Plan to retest and document the entire ETD workflow in prod, from PQ SWORD import through external delivery via ScholarShare's OAI endpoint.
- Holly will be doing this, no need for a discrete step. She’s working with Chad to harvest from the OAI endpoint into Alma, through a similar process used in several other systems. When new MARC records are generated, this will serve as the test described.
Follow up task: update OAI endpoint for other systems that currently harvest our ETDs (NDLTD, etc.)
- Holly and Annie will investigate. Point person and workflow TBD.
Document the workflow and assignments once finalized.
Questions about Carla and Celio’s workflows from Alicia.
- Do we absolutely need to be able to isolate the batches via metadata? In DSpace the fields to be cleaned up are not facetable.
  - Holly: the reason we need them isolatable is so they can be chunked up through the interface for metadata cleanup purposes (for example Celio’s advisor name cleanup). We may want to revisit our front end in terms of the facets.
  - Gabe: one way to do this is to put a per-batch value in a field not featured through the user view.
- Note on workflow order- we tentatively decided Celio would clean up after Alicia publishes, but we’ll reevaluate as we train and talk to him and Carla.
- Note: 2 other institutions that use OR and PQ:
  Augusta University - https://augusta.openrepository.com/
  University of Maryland, Baltimore - https://archive.hshsl.umaryland.edu/
  - If needed we can reach out to them about issues and workflow ideas.

Action items

@Gabe Galson will set up ETD admin access for Alicia

@Gabe Galson will figure out how Celio can isolate individual batches, report back to group.
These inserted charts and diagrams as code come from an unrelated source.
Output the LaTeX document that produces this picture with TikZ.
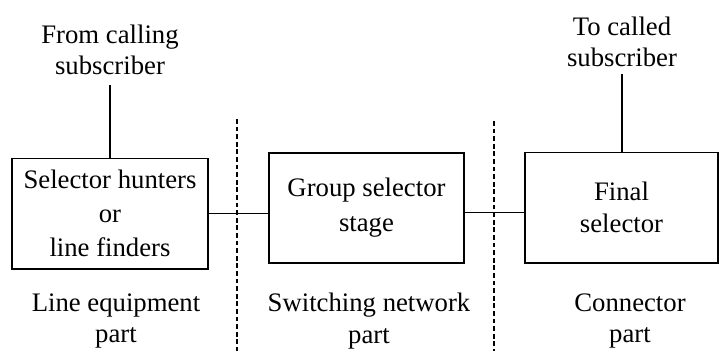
\documentclass[tikz,border=0pt]{standalone}
\usepackage{fontspec}
\setmainfont{Liberation Serif}
\usetikzlibrary{positioning,calc}
\begin{document}
\begin{tikzpicture}[
    x=0.025cm, y=-0.025cm,
    txt/.style={align=center, inner sep=0, font=\fontsize{19}{22.5}\selectfont},
    block/.style={draw, line width=1.4pt, txt, minimum width=4.9cm, minimum height=2.75cm},
    feed/.style={draw, line width=1pt},
    link/.style={draw, line width=0.7pt},
    divider/.style={draw, line width=1.1pt, dash pattern=on 0.12cm off 0.07cm}]
\useasboundingbox (0,0) rectangle (719,351);

\node[block] (hunter) at (110,213.5) {Selector hunters\\[1.5pt]or\\[1.5pt]line finders};
\node[block, minimum width=4.875cm] (group) at (366.5,208) {Group selector\\[2.5pt]stage};
\node[block, minimum width=4.825cm] (final) at (621.5,207.5) {Final\\selector};

\node[txt] (calling) at (110,50) {From calling\\subscriber};
\node[txt] (called) at (622,42) {To called\\subscriber};

\node[txt] (lineeq) at (116,321) {Line equipment\\part};
\node[txt] (switching) at (369,321) {Switching network\\part};
\node[txt] (connector) at (630,321) {Connector\\part};

\coordinate (div1top) at (237,119);
\coordinate (div1bot) at (237,351);
\coordinate (div2top) at (494,121);
\coordinate (div2bot) at (494,351);

\path[feed] (hunter.north) -- ++(0,-73);
\path[feed] (final.north -| called) -- ++(0,-78);
\path[link] (hunter.east) -- (hunter.east -| group.west);
\path[link] ([yshift=-0.1cm]group.east) -- ([yshift=-0.1cm]group.east -| final.west);
\path[divider] (div1top) -- (div1bot);
\path[divider] (div2top) -- (div2bot);

\end{tikzpicture}
\end{document}
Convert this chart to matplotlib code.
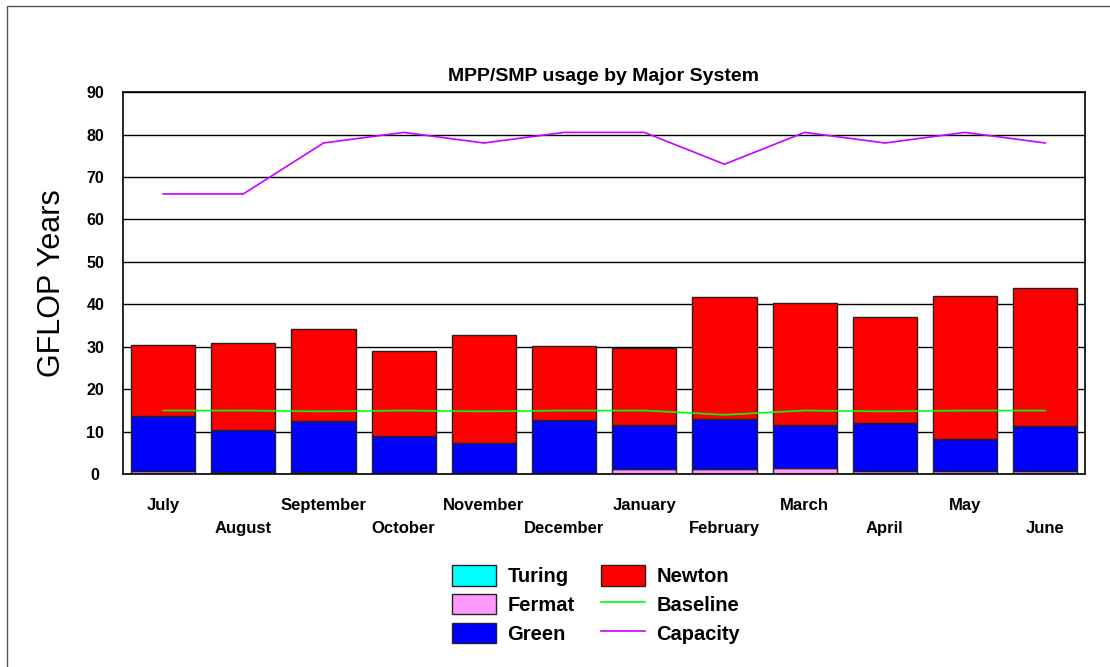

@Holly Tomren will talk to Carla and Celio, then update this group on how to proceed with the planning of a training, through which we’ll get their input on the workflow structure

@Stefanie Ramsay (Unlicensed) will request a new share, defining the name and access in consultation with Annie and Alicia

@Gabe Galson will think of ways to split out new items from the Preservation exports

@Gabe Galson will schedule a part 2 meeting covering the ETD migration plan

@Gabe Galson will transfer the ETD delivery process from FTP to SWORD

@Alicia Pucci will train Celio and Carla, coordinate on training dates

@Holly Tomren will share the cleanup sheet she used that isolated supplemental files.